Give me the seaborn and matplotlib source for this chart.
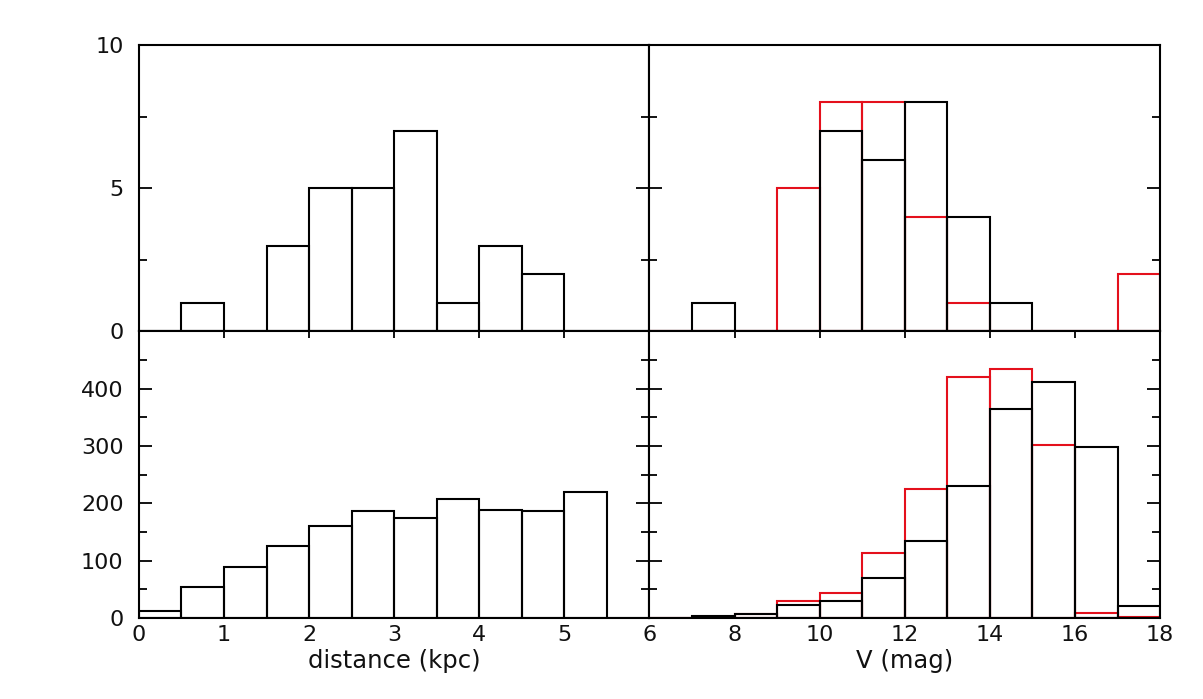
import numpy as np
import pandas as pd
import matplotlib
matplotlib.use("Agg")
import matplotlib.pyplot as plt
import seaborn as sns
from matplotlib.ticker import MultipleLocator, NullLocator

# ---- data ----
dist_edges = [0, 0.5, 1, 1.5, 2, 2.5, 3, 3.5, 4, 4.5, 5, 5.5, 6]
dist_top_counts = [0, 1, 0, 3, 5, 5, 7, 1, 3, 2, 0, 0]
dist_bot_counts = [12, 54, 89, 125, 160, 186, 175, 207, 189, 186, 219, 0]

v_edges = [6, 7, 8, 9, 10, 11, 12, 13, 14, 15, 16, 17, 18]
v_top_black = [0, 1, 0, 0, 7, 6, 8, 4, 1, 0, 0, 0]
v_top_red = [0, 0, 0, 5, 8, 8, 4, 1, 0, 0, 0, 2]
v_bot_black = [0, 3, 6, 23, 30, 69, 134, 231, 364, 412, 299, 21]
v_bot_red = [0, 0, 7, 30, 44, 113, 225, 420, 435, 302, 9, 2]

dist_ticks = [0, 1, 2, 3, 4, 5, 6]
v_ticks = [8, 10, 12, 14, 16, 18]
top_yticks = [0, 5, 10]
bot_yticks = [0, 100, 200, 300, 400]

dist_label = "distance (kpc)"
v_label = "V (mag)"


def centers(edges):
    e = np.asarray(edges, dtype=float)
    return (e[:-1] + e[1:]) / 2


sns.set_style("ticks")
plt.rcParams["font.family"] = ["DejaVu Sans"]
plt.rcParams["font.size"] = 15
plt.rcParams["text.color"] = "#111111"
plt.rcParams["axes.edgecolor"] = "black"
plt.rcParams["xtick.color"] = "black"
plt.rcParams["ytick.color"] = "black"
plt.rcParams["xtick.labelcolor"] = "#111111"
plt.rcParams["ytick.labelcolor"] = "#111111"
plt.rcParams["axes.labelcolor"] = "#111111"

fig = plt.figure(figsize=(12.03, 6.99), dpi=100)
gs = fig.add_gridspec(2, 2, left=0.1155, right=0.9643, top=0.9356, bottom=0.116,
                      wspace=0, hspace=0)
ax_tl = fig.add_subplot(gs[0, 0])
ax_tr = fig.add_subplot(gs[0, 1])
ax_bl = fig.add_subplot(gs[1, 0])
ax_br = fig.add_subplot(gs[1, 1])

lw = 1.5
red = "#e4101c"


def hist(ax, edges, counts, color):
    df = pd.DataFrame({"x": centers(edges), "w": counts})
    sns.histplot(data=df, x="x", weights="w", bins=edges, element="bars",
                 fill=False, color=color, linewidth=lw, ax=ax)


hist(ax_tl, dist_edges, dist_top_counts, "black")
hist(ax_bl, dist_edges, dist_bot_counts, "black")
hist(ax_tr, v_edges, v_top_red, red)
hist(ax_tr, v_edges, v_top_black, "black")
hist(ax_br, v_edges, v_bot_red, red)
hist(ax_br, v_edges, v_bot_black, "black")

for ax in (ax_tl, ax_bl):
    ax.set_xlim(0, 6)
    ax.set_xticks(dist_ticks)
for ax in (ax_tr, ax_br):
    ax.set_xlim(6, 18)
    ax.set_xticks(v_ticks)
for ax in (ax_tl, ax_tr):
    ax.set_ylim(0, 10)
    ax.set_yticks(top_yticks)
    ax.yaxis.set_minor_locator(MultipleLocator(2.5))
for ax in (ax_bl, ax_br):
    ax.set_ylim(0, 500)
    ax.set_yticks(bot_yticks)
    ax.yaxis.set_minor_locator(MultipleLocator(50))

for ax in (ax_tl, ax_tr, ax_bl, ax_br):
    ax.xaxis.set_minor_locator(NullLocator())
    ax.tick_params(axis="y", which="both", direction="in", left=True, right=True,
                   width=1.3, labelsize=16, pad=11)
    ax.tick_params(axis="y", which="major", length=9.5)
    ax.tick_params(axis="y", which="minor", length=5.5)
    ax.tick_params(axis="x", which="major", direction="in", top=True, bottom=False,
                   length=5, width=1.3, labelsize=16, pad=5)
    for s in ax.spines.values():
        s.set_visible(True)
        s.set_linewidth(1.5)
        s.set_color("black")
    ax.set_xlabel("")
    ax.set_ylabel("")

for ax in (ax_tl, ax_tr):
    ax.tick_params(axis="x", which="both", top=False, bottom=False, labelbottom=False)
ax_tr.tick_params(labelleft=False)
ax_br.tick_params(labelleft=False)

ax_bl.set_xlabel(dist_label, fontsize=17.5, labelpad=3)
ax_br.set_xlabel(v_label, fontsize=17.5, labelpad=3)

fig.savefig("out.png", dpi=100)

| GIVEN REQUEST |
Skipping the pictures, transcribe each line above exactly as it appears.

| OUTPUT OF THE TASK |
Give me the seaborn and matplotlib source for this chart.
import numpy as np
import pandas as pd
import matplotlib
matplotlib.use("Agg")
import matplotlib.pyplot as plt
import seaborn as sns
from matplotlib.ticker import MultipleLocator, NullLocator

# ---- data ----
dist_edges = [0, 0.5, 1, 1.5, 2, 2.5, 3, 3.5, 4, 4.5, 5, 5.5, 6]
dist_top_counts = [0, 1, 0, 3, 5, 5, 7, 1, 3, 2, 0, 0]
dist_bot_counts = [12, 54, 89, 125, 160, 186, 175, 207, 189, 186, 219, 0]

v_edges = [6, 7, 8, 9, 10, 11, 12, 13, 14, 15, 16, 17, 18]
v_top_black = [0, 1, 0, 0, 7, 6, 8, 4, 1, 0, 0, 0]
v_top_red = [0, 0, 0, 5, 8, 8, 4, 1, 0, 0, 0, 2]
v_bot_black = [0, 3, 6, 23, 30, 69, 134, 231, 364, 412, 299, 21]
v_bot_red = [0, 0, 7, 30, 44, 113, 225, 420, 435, 302, 9, 2]

dist_ticks = [0, 1, 2, 3, 4, 5, 6]
v_ticks = [8, 10, 12, 14, 16, 18]
top_yticks = [0, 5, 10]
bot_yticks = [0, 100, 200, 300, 400]

dist_label = "distance (kpc)"
v_label = "V (mag)"


def centers(edges):
    e = np.asarray(edges, dtype=float)
    return (e[:-1] + e[1:]) / 2


sns.set_style("ticks")
plt.rcParams["font.family"] = ["DejaVu Sans"]
plt.rcParams["font.size"] = 15
plt.rcParams["text.color"] = "#111111"
plt.rcParams["axes.edgecolor"] = "black"
plt.rcParams["xtick.color"] = "black"
plt.rcParams["ytick.color"] = "black"
plt.rcParams["xtick.labelcolor"] = "#111111"
plt.rcParams["ytick.labelcolor"] = "#111111"
plt.rcParams["axes.labelcolor"] = "#111111"

fig = plt.figure(figsize=(12.03, 6.99), dpi=100)
gs = fig.add_gridspec(2, 2, left=0.1155, right=0.9643, top=0.9356, bottom=0.116,
                      wspace=0, hspace=0)
ax_tl = fig.add_subplot(gs[0, 0])
ax_tr = fig.add_subplot(gs[0, 1])
ax_bl = fig.add_subplot(gs[1, 0])
ax_br = fig.add_subplot(gs[1, 1])

lw = 1.5
red = "#e4101c"


def hist(ax, edges, counts, color):
    df = pd.DataFrame({"x": centers(edges), "w": counts})
    sns.histplot(data=df, x="x", weights="w", bins=edges, element="bars",
                 fill=False, color=color, linewidth=lw, ax=ax)


hist(ax_tl, dist_edges, dist_top_counts, "black")
hist(ax_bl, dist_edges, dist_bot_counts, "black")
hist(ax_tr, v_edges, v_top_red, red)
hist(ax_tr, v_edges, v_top_black, "black")
hist(ax_br, v_edges, v_bot_red, red)
hist(ax_br, v_edges, v_bot_black, "black")

for ax in (ax_tl, ax_bl):
    ax.set_xlim(0, 6)
    ax.set_xticks(dist_ticks)
for ax in (ax_tr, ax_br):
    ax.set_xlim(6, 18)
    ax.set_xticks(v_ticks)
for ax in (ax_tl, ax_tr):
    ax.set_ylim(0, 10)
    ax.set_yticks(top_yticks)
    ax.yaxis.set_minor_locator(MultipleLocator(2.5))
for ax in (ax_bl, ax_br):
    ax.set_ylim(0, 500)
    ax.set_yticks(bot_yticks)
    ax.yaxis.set_minor_locator(MultipleLocator(50))

for ax in (ax_tl, ax_tr, ax_bl, ax_br):
    ax.xaxis.set_minor_locator(NullLocator())
    ax.tick_params(axis="y", which="both", direction="in", left=True, right=True,
                   width=1.3, labelsize=16, pad=11)
    ax.tick_params(axis="y", which="major", length=9.5)
    ax.tick_params(axis="y", which="minor", length=5.5)
    ax.tick_params(axis="x", which="major", direction="in", top=True, bottom=False,
                   length=5, width=1.3, labelsize=16, pad=5)
    for s in ax.spines.values():
        s.set_visible(True)
        s.set_linewidth(1.5)
        s.set_color("black")
    ax.set_xlabel("")
    ax.set_ylabel("")

for ax in (ax_tl, ax_tr):
    ax.tick_params(axis="x", which="both", top=False, bottom=False, labelbottom=False)
ax_tr.tick_params(labelleft=False)
ax_br.tick_params(labelleft=False)

ax_bl.set_xlabel(dist_label, fontsize=17.5, labelpad=3)
ax_br.set_xlabel(v_label, fontsize=17.5, labelpad=3)

fig.savefig("out.png", dpi=100)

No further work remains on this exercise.